Would you repeat the listing exactly but omit every picture?

═════ RAW RECORDS

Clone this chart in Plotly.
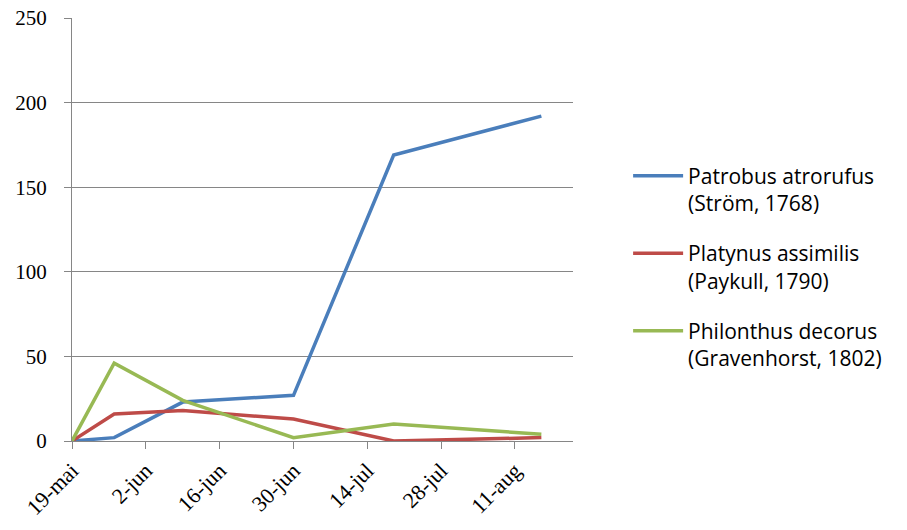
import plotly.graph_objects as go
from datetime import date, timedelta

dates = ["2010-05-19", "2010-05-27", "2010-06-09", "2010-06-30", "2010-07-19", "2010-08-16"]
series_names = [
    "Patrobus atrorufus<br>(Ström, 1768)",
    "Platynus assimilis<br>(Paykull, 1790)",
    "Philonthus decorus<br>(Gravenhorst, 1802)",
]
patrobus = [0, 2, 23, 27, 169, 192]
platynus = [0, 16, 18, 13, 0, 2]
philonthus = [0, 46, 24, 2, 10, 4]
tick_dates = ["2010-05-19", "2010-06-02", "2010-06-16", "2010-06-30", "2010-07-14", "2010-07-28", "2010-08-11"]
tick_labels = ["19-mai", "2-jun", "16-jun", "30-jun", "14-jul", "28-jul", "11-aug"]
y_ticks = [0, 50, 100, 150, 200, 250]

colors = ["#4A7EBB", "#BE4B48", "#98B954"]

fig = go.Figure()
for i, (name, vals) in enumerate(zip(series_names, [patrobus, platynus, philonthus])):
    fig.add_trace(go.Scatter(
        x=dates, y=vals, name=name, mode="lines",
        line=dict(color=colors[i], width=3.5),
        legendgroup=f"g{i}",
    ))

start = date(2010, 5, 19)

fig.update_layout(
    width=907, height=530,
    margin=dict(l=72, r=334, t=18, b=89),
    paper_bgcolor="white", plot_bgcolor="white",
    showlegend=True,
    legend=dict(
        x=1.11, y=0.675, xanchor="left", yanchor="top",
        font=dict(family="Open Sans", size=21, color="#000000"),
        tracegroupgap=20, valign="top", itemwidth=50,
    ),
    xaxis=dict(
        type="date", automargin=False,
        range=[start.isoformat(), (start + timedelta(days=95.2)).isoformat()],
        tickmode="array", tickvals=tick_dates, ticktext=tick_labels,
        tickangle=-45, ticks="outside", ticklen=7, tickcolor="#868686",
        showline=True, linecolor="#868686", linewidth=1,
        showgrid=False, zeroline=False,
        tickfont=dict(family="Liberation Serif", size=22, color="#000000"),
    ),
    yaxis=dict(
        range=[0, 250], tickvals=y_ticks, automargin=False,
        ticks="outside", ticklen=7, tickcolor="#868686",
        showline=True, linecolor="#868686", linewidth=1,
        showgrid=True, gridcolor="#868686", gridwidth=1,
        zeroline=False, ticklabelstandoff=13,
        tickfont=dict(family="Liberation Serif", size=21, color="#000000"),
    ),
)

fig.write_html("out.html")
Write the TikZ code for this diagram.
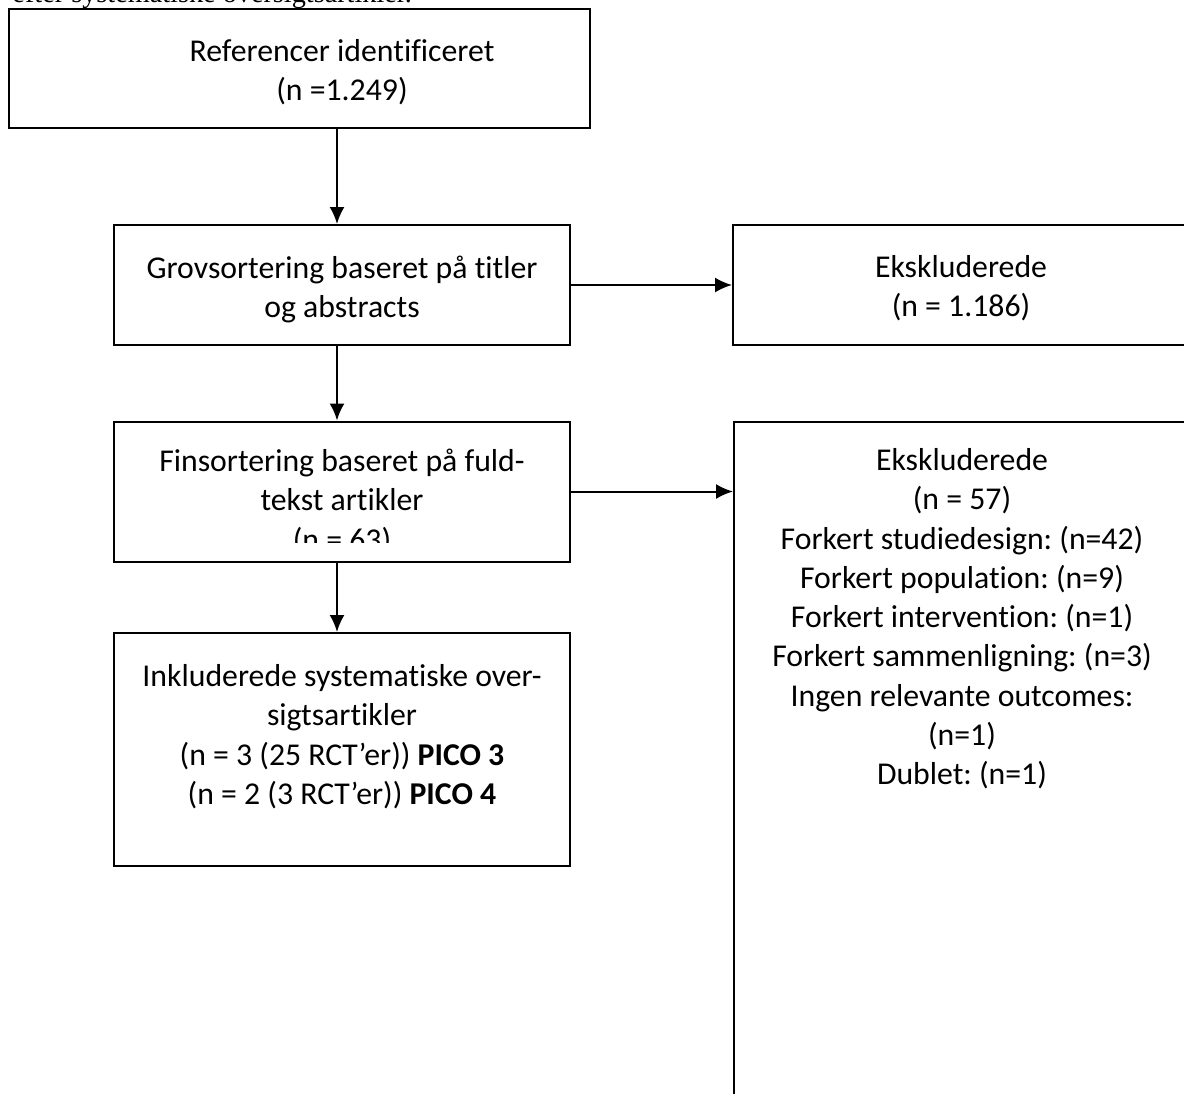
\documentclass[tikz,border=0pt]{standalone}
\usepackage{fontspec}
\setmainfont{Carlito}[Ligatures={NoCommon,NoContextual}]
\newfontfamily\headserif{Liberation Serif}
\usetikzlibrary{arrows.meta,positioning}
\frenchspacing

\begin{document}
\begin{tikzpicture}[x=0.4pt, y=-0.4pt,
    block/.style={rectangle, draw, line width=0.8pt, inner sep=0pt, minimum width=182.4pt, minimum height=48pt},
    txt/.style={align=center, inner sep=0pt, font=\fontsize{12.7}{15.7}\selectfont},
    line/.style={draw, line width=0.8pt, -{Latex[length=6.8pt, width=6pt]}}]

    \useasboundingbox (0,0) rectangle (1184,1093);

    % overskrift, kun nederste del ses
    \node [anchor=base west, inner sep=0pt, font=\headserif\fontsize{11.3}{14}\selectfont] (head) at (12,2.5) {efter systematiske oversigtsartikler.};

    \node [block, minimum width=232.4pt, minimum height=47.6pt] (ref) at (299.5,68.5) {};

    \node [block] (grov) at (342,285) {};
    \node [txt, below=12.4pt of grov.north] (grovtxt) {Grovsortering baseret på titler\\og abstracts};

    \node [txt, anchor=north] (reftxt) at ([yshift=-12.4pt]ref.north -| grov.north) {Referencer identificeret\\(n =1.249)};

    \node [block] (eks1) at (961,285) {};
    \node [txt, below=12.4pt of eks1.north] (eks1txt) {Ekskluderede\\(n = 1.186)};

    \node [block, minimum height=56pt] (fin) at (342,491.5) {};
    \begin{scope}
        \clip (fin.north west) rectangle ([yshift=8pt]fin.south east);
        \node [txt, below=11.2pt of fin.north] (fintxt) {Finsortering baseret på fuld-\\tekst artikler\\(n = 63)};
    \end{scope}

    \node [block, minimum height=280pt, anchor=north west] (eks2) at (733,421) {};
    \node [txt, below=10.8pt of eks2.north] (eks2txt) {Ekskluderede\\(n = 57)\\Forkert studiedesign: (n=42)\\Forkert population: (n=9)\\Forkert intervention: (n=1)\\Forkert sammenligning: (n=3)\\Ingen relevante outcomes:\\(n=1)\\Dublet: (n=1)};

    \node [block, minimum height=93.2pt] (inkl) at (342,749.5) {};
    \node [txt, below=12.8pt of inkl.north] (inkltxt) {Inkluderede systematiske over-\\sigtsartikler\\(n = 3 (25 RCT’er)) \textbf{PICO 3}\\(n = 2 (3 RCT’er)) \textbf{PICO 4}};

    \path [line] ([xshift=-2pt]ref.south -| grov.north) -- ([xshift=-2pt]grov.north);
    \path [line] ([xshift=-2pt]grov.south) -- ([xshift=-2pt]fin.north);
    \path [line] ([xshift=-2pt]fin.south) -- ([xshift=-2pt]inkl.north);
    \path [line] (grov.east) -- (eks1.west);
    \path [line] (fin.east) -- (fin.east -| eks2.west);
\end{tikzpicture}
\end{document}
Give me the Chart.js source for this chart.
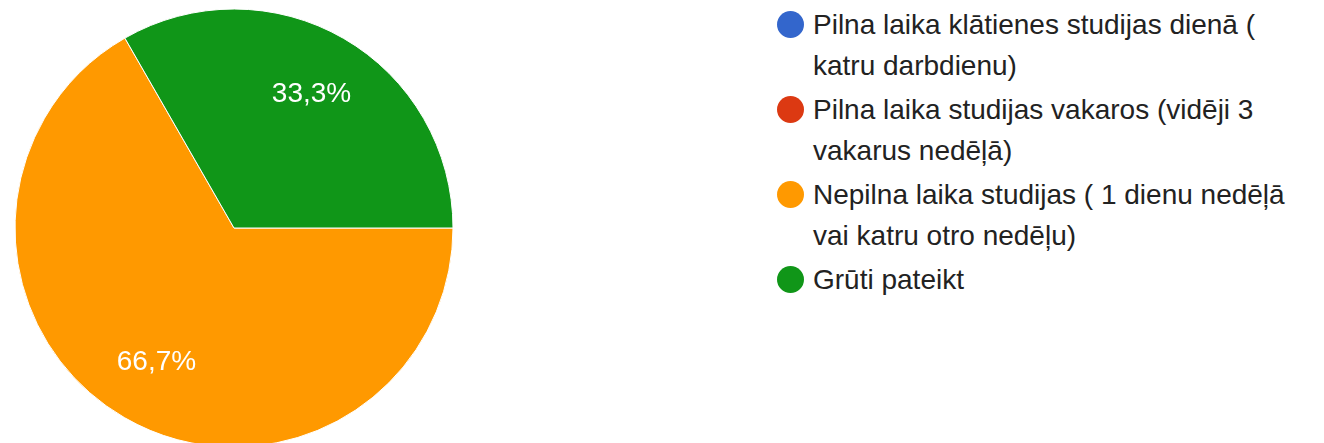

══════════

#### CORRECT RESPONSE
Clone this chart in Plotly.
import plotly.graph_objects as go
from datetime import date, timedelta

dates = ["2010-05-19", "2010-05-27", "2010-06-09", "2010-06-30", "2010-07-19", "2010-08-16"]
series_names = [
    "Patrobus atrorufus<br>(Ström, 1768)",
    "Platynus assimilis<br>(Paykull, 1790)",
    "Philonthus decorus<br>(Gravenhorst, 1802)",
]
patrobus = [0, 2, 23, 27, 169, 192]
platynus = [0, 16, 18, 13, 0, 2]
philonthus = [0, 46, 24, 2, 10, 4]
tick_dates = ["2010-05-19", "2010-06-02", "2010-06-16", "2010-06-30", "2010-07-14", "2010-07-28", "2010-08-11"]
tick_labels = ["19-mai", "2-jun", "16-jun", "30-jun", "14-jul", "28-jul", "11-aug"]
y_ticks = [0, 50, 100, 150, 200, 250]

colors = ["#4A7EBB", "#BE4B48", "#98B954"]

fig = go.Figure()
for i, (name, vals) in enumerate(zip(series_names, [patrobus, platynus, philonthus])):
    fig.add_trace(go.Scatter(
        x=dates, y=vals, name=name, mode="lines",
        line=dict(color=colors[i], width=3.5),
        legendgroup=f"g{i}",
    ))

start = date(2010, 5, 19)

fig.update_layout(
    width=907, height=530,
    margin=dict(l=72, r=334, t=18, b=89),
    paper_bgcolor="white", plot_bgcolor="white",
    showlegend=True,
    legend=dict(
        x=1.11, y=0.675, xanchor="left", yanchor="top",
        font=dict(family="Open Sans", size=21, color="#000000"),
        tracegroupgap=20, valign="top", itemwidth=50,
    ),
    xaxis=dict(
        type="date", automargin=False,
        range=[start.isoformat(), (start + timedelta(days=95.2)).isoformat()],
        tickmode="array", tickvals=tick_dates, ticktext=tick_labels,
        tickangle=-45, ticks="outside", ticklen=7, tickcolor="#868686",
        showline=True, linecolor="#868686", linewidth=1,
        showgrid=False, zeroline=False,
        tickfont=dict(family="Liberation Serif", size=22, color="#000000"),
    ),
    yaxis=dict(
        range=[0, 250], tickvals=y_ticks, automargin=False,
        ticks="outside", ticklen=7, tickcolor="#868686",
        showline=True, linecolor="#868686", linewidth=1,
        showgrid=True, gridcolor="#868686", gridwidth=1,
        zeroline=False, ticklabelstandoff=13,
        tickfont=dict(family="Liberation Serif", size=21, color="#000000"),
    ),
)

fig.write_html("out.html")
Write the TikZ code for this diagram.
\documentclass[tikz,border=0pt]{standalone}
\usepackage{fontspec}
\setmainfont{Carlito}[Ligatures={NoCommon,NoContextual}]
\newfontfamily\headserif{Liberation Serif}
\usetikzlibrary{arrows.meta,positioning}
\frenchspacing

\begin{document}
\begin{tikzpicture}[x=0.4pt, y=-0.4pt,
    block/.style={rectangle, draw, line width=0.8pt, inner sep=0pt, minimum width=182.4pt, minimum height=48pt},
    txt/.style={align=center, inner sep=0pt, font=\fontsize{12.7}{15.7}\selectfont},
    line/.style={draw, line width=0.8pt, -{Latex[length=6.8pt, width=6pt]}}]

    \useasboundingbox (0,0) rectangle (1184,1093);

    % overskrift, kun nederste del ses
    \node [anchor=base west, inner sep=0pt, font=\headserif\fontsize{11.3}{14}\selectfont] (head) at (12,2.5) {efter systematiske oversigtsartikler.};

    \node [block, minimum width=232.4pt, minimum height=47.6pt] (ref) at (299.5,68.5) {};

    \node [block] (grov) at (342,285) {};
    \node [txt, below=12.4pt of grov.north] (grovtxt) {Grovsortering baseret på titler\\og abstracts};

    \node [txt, anchor=north] (reftxt) at ([yshift=-12.4pt]ref.north -| grov.north) {Referencer identificeret\\(n =1.249)};

    \node [block] (eks1) at (961,285) {};
    \node [txt, below=12.4pt of eks1.north] (eks1txt) {Ekskluderede\\(n = 1.186)};

    \node [block, minimum height=56pt] (fin) at (342,491.5) {};
    \begin{scope}
        \clip (fin.north west) rectangle ([yshift=8pt]fin.south east);
        \node [txt, below=11.2pt of fin.north] (fintxt) {Finsortering baseret på fuld-\\tekst artikler\\(n = 63)};
    \end{scope}

    \node [block, minimum height=280pt, anchor=north west] (eks2) at (733,421) {};
    \node [txt, below=10.8pt of eks2.north] (eks2txt) {Ekskluderede\\(n = 57)\\Forkert studiedesign: (n=42)\\Forkert population: (n=9)\\Forkert intervention: (n=1)\\Forkert sammenligning: (n=3)\\Ingen relevante outcomes:\\(n=1)\\Dublet: (n=1)};

    \node [block, minimum height=93.2pt] (inkl) at (342,749.5) {};
    \node [txt, below=12.8pt of inkl.north] (inkltxt) {Inkluderede systematiske over-\\sigtsartikler\\(n = 3 (25 RCT’er)) \textbf{PICO 3}\\(n = 2 (3 RCT’er)) \textbf{PICO 4}};

    \path [line] ([xshift=-2pt]ref.south -| grov.north) -- ([xshift=-2pt]grov.north);
    \path [line] ([xshift=-2pt]grov.south) -- ([xshift=-2pt]fin.north);
    \path [line] ([xshift=-2pt]fin.south) -- ([xshift=-2pt]inkl.north);
    \path [line] (grov.east) -- (eks1.west);
    \path [line] (fin.east) -- (fin.east -| eks2.west);
\end{tikzpicture}
\end{document}
Give me the Chart.js source for this chart.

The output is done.